DIRECTIVE: Among the entries below, which lines run from the line with "Recreate this image" through the line with "const rowH = 15.05"? Retype those, both ends included, exactly and without pictures.

MATERIAL SUPPLIED:
** Start **

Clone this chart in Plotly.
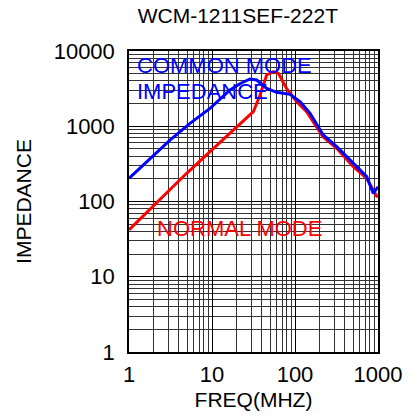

** End **
** Start **

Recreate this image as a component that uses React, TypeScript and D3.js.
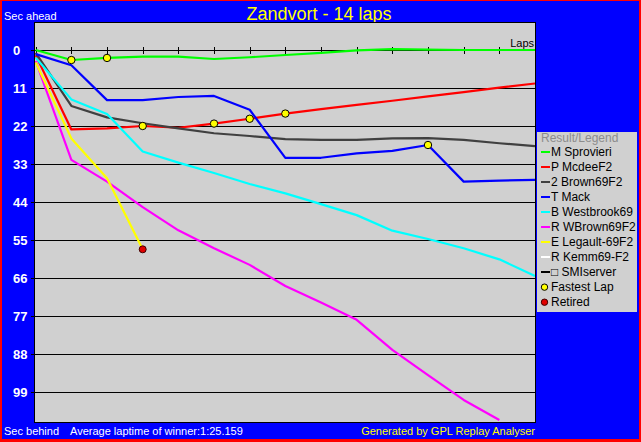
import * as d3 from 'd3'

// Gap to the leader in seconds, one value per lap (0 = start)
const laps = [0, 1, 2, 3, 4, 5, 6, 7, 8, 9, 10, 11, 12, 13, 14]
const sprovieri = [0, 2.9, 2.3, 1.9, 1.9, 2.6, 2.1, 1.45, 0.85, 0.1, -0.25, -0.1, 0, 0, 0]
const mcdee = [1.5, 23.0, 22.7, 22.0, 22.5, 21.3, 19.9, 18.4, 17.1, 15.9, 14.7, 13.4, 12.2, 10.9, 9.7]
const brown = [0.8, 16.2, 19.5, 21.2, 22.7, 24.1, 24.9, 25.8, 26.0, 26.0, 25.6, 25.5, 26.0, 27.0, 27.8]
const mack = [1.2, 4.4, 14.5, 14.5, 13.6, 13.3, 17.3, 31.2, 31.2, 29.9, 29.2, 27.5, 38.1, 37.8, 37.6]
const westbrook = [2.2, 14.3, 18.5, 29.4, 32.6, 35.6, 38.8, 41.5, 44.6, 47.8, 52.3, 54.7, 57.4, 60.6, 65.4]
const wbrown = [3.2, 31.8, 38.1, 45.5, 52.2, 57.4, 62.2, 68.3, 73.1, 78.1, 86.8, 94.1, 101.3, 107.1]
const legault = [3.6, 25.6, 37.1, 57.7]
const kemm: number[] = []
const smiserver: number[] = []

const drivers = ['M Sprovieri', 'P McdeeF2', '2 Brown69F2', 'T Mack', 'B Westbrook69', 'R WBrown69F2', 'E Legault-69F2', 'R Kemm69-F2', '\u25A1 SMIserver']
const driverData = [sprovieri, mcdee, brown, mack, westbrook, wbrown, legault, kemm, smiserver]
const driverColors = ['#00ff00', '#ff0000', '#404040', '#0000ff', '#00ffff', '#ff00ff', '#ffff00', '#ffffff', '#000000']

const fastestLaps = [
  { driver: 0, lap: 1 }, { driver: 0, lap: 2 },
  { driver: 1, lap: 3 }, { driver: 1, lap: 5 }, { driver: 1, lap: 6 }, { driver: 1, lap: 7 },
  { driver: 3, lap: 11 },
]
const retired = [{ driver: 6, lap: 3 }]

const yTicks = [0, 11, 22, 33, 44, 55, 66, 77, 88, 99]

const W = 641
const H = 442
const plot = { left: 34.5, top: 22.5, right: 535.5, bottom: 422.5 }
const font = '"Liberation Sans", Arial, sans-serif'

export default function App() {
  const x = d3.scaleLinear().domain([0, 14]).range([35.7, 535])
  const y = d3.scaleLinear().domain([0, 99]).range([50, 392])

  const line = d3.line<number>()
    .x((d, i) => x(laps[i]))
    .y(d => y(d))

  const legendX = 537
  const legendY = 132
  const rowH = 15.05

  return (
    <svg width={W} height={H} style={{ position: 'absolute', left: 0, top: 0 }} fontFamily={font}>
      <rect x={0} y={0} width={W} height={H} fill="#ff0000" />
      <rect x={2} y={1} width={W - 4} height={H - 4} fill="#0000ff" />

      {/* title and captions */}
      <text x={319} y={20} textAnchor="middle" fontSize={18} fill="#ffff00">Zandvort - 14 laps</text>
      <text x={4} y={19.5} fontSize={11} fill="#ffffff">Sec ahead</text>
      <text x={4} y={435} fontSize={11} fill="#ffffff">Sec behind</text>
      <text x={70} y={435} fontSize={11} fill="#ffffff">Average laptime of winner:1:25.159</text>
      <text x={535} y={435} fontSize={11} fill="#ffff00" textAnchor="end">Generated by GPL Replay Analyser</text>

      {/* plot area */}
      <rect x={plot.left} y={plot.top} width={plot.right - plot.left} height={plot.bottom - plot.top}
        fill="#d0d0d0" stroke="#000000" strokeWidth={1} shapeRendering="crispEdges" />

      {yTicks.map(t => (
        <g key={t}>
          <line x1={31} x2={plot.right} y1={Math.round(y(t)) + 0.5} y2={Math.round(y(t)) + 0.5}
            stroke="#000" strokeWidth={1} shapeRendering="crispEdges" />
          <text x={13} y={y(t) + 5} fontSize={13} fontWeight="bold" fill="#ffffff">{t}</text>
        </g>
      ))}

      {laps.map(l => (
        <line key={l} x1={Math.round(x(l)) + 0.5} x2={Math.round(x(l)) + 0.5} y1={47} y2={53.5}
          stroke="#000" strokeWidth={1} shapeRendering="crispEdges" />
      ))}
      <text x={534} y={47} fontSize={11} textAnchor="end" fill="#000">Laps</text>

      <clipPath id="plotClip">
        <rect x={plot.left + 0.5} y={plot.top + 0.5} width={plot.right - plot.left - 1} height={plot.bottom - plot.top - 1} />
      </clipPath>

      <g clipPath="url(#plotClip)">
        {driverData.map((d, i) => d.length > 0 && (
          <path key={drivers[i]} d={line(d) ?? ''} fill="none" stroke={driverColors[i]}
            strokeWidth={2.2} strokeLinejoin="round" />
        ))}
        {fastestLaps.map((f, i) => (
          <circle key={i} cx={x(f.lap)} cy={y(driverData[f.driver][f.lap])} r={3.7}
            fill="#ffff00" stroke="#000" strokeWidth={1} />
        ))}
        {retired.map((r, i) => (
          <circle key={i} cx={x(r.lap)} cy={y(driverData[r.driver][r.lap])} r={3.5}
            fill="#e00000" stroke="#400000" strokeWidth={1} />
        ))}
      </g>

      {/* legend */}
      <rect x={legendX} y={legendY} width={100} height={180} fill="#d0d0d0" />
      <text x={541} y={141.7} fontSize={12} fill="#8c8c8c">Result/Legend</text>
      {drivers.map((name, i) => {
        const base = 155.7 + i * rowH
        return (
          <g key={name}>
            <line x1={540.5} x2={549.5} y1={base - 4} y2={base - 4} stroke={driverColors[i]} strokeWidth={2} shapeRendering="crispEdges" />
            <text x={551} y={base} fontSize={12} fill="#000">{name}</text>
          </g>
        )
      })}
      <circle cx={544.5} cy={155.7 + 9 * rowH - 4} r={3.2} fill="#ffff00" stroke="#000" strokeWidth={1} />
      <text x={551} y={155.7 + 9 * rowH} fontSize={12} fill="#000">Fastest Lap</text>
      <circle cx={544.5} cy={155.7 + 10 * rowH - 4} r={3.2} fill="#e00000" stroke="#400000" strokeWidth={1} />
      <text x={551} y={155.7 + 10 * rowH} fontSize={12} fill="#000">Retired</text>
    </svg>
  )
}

** End **
** Start **

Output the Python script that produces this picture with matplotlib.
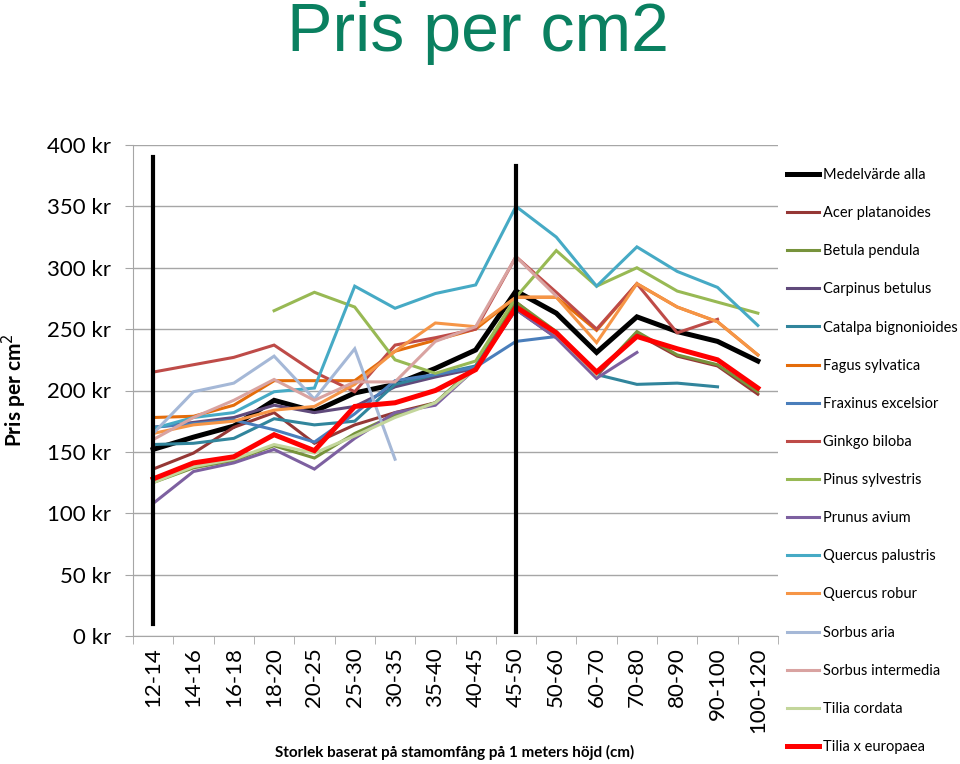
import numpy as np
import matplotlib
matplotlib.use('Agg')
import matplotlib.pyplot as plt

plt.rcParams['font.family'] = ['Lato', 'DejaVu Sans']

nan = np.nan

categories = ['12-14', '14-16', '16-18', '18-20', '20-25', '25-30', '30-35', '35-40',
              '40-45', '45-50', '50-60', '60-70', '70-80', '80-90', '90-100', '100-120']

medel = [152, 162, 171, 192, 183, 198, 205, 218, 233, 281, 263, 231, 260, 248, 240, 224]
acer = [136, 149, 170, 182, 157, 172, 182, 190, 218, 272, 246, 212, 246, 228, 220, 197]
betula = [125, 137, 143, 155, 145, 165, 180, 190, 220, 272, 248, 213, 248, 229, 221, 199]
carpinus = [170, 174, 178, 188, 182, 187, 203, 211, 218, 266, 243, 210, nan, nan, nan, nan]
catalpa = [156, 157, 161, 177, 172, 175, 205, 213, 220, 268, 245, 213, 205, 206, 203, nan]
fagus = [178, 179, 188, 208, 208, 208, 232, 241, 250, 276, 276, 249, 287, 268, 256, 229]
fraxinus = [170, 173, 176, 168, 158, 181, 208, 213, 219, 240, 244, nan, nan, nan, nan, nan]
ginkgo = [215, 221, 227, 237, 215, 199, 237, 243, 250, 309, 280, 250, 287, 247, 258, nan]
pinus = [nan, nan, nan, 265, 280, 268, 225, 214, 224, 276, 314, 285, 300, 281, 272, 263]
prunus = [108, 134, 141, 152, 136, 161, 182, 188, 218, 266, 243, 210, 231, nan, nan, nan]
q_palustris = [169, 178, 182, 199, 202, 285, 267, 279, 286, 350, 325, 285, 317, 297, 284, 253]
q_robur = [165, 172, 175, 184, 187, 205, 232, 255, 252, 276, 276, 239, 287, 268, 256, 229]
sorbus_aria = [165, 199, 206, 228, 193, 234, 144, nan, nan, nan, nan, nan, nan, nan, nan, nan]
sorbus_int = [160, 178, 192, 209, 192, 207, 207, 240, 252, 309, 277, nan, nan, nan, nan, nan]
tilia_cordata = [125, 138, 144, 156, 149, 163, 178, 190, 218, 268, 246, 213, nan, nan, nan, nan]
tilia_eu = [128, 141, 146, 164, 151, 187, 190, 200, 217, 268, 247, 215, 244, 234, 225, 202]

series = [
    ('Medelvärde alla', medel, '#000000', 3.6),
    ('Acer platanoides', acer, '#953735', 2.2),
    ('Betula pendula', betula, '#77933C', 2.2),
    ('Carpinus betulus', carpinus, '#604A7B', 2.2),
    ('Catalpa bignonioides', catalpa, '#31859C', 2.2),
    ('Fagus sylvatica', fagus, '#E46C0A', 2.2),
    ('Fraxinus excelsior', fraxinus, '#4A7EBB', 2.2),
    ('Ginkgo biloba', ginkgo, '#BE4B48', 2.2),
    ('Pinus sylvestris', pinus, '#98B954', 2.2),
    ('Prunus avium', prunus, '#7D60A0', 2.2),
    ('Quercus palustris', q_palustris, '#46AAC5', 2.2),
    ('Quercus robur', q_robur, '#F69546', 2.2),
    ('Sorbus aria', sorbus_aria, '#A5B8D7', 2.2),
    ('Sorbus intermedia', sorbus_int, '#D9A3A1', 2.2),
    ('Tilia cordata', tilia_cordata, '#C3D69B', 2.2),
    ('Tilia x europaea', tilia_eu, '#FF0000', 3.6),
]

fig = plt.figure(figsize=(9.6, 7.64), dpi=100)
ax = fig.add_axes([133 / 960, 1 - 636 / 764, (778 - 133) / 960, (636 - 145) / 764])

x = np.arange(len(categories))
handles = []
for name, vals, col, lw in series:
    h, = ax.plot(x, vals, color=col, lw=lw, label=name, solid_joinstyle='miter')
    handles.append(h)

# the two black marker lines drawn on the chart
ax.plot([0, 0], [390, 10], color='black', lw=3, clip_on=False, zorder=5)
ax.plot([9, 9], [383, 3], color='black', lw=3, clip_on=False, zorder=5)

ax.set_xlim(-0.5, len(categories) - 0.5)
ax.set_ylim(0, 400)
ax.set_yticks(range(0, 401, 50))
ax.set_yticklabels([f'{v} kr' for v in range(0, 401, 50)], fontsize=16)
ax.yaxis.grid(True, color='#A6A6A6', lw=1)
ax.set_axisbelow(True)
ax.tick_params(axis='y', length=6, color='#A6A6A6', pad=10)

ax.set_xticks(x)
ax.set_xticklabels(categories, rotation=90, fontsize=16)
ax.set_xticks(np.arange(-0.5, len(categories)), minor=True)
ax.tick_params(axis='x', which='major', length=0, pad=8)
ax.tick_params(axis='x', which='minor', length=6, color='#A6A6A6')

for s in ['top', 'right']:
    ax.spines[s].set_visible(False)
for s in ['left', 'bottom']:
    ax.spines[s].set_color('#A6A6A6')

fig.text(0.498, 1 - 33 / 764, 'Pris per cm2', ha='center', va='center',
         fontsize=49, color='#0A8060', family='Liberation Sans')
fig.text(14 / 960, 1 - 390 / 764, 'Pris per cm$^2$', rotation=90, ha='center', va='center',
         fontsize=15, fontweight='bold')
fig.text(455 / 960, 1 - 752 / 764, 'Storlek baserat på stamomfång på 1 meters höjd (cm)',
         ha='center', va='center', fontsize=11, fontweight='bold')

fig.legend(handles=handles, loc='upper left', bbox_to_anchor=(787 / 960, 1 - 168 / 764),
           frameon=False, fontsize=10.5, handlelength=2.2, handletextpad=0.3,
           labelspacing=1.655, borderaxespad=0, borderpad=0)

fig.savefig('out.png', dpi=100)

** End **

RESPONSE:
Recreate this image as a component that uses React, TypeScript and D3.js.
import * as d3 from 'd3'

// Gap to the leader in seconds, one value per lap (0 = start)
const laps = [0, 1, 2, 3, 4, 5, 6, 7, 8, 9, 10, 11, 12, 13, 14]
const sprovieri = [0, 2.9, 2.3, 1.9, 1.9, 2.6, 2.1, 1.45, 0.85, 0.1, -0.25, -0.1, 0, 0, 0]
const mcdee = [1.5, 23.0, 22.7, 22.0, 22.5, 21.3, 19.9, 18.4, 17.1, 15.9, 14.7, 13.4, 12.2, 10.9, 9.7]
const brown = [0.8, 16.2, 19.5, 21.2, 22.7, 24.1, 24.9, 25.8, 26.0, 26.0, 25.6, 25.5, 26.0, 27.0, 27.8]
const mack = [1.2, 4.4, 14.5, 14.5, 13.6, 13.3, 17.3, 31.2, 31.2, 29.9, 29.2, 27.5, 38.1, 37.8, 37.6]
const westbrook = [2.2, 14.3, 18.5, 29.4, 32.6, 35.6, 38.8, 41.5, 44.6, 47.8, 52.3, 54.7, 57.4, 60.6, 65.4]
const wbrown = [3.2, 31.8, 38.1, 45.5, 52.2, 57.4, 62.2, 68.3, 73.1, 78.1, 86.8, 94.1, 101.3, 107.1]
const legault = [3.6, 25.6, 37.1, 57.7]
const kemm: number[] = []
const smiserver: number[] = []

const drivers = ['M Sprovieri', 'P McdeeF2', '2 Brown69F2', 'T Mack', 'B Westbrook69', 'R WBrown69F2', 'E Legault-69F2', 'R Kemm69-F2', '\u25A1 SMIserver']
const driverData = [sprovieri, mcdee, brown, mack, westbrook, wbrown, legault, kemm, smiserver]
const driverColors = ['#00ff00', '#ff0000', '#404040', '#0000ff', '#00ffff', '#ff00ff', '#ffff00', '#ffffff', '#000000']

const fastestLaps = [
  { driver: 0, lap: 1 }, { driver: 0, lap: 2 },
  { driver: 1, lap: 3 }, { driver: 1, lap: 5 }, { driver: 1, lap: 6 }, { driver: 1, lap: 7 },
  { driver: 3, lap: 11 },
]
const retired = [{ driver: 6, lap: 3 }]

const yTicks = [0, 11, 22, 33, 44, 55, 66, 77, 88, 99]

const W = 641
const H = 442
const plot = { left: 34.5, top: 22.5, right: 535.5, bottom: 422.5 }
const font = '"Liberation Sans", Arial, sans-serif'

export default function App() {
  const x = d3.scaleLinear().domain([0, 14]).range([35.7, 535])
  const y = d3.scaleLinear().domain([0, 99]).range([50, 392])

  const line = d3.line<number>()
    .x((d, i) => x(laps[i]))
    .y(d => y(d))

  const legendX = 537
  const legendY = 132
  const rowH = 15.05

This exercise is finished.